Его пламенная речь была встречена полной поддержкой: «Товарищи, братья и сестры. Коммунисты-большевики заставляют трудящихся голодать, обрекая на голодную смерть. От голода начинают вешаться, травиться и стреляться. Всё это видят наши заграничные братья и сестры, которые восстанут с оружием в руках и освободят нас от ига коммунистов и принесут нам хлеба и булок».
Рабочий промышленного комбината с большим производственным стажем Бронислав Ржеуцкий заявил: «На базаре пуд хлеба доходит до 40 рублей, а в ЦРК хлеба не отпускают. При таких обстоятельствах дальше терпеть нельзя, рабочие запоют так, как еще никогда не запевали!».
Его поддержал рабочий Зяткин, добавивший, что «крестьянство только и ожидает войны, чтобы освободиться от колхозов». Выступления Ржеуцкого и Зяткина были поддержаны присутствующими при этом рабочими.
На заводе им. Домбаля работница вязального цеха Свидерская уверяла, что в Библии, говорится: в 1932 году обязательно будет конец. И нынешнее положение как раз подтверждает это предсказание. Ее поддержали. Причем со стороны некоторых рабочих были заявления: «Если не буржуи, то комиссары все равно задавят рабочего голодом».

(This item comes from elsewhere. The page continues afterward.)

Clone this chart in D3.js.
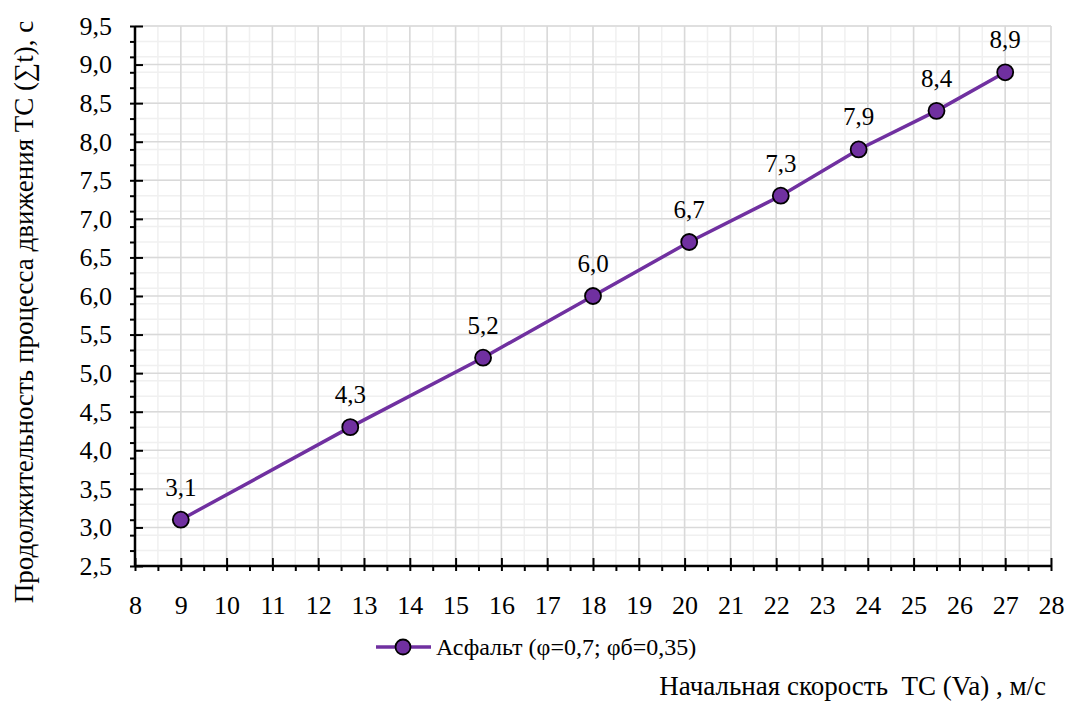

Как в самом Борисове, так и в пригороде Ново-Борисов, последовали массовые выступления. Со стороны наводнивших улицы толп женщин и частично мужчин количеством от 300 до 500 человек раздавались антисоветские выкрики и призывы: «Бей всех советских бл*дей». Отдельные группы врывались в лавки и разбирали имеющийся хлеб. На улице толпами был разобран хлеб с двух повозок, подвозивших товар к лавкам.
По этой причине хлеб стали развозить только на грузовиках и только ночью. Когда открыли лавку центрального рабочего кооператива (ЦРК) № 23 в Ново-Борисове, в разграблении хлеба принимала активное участие работница завода им. Домбаля — жена заведующего этой лавкой Григория Шломы.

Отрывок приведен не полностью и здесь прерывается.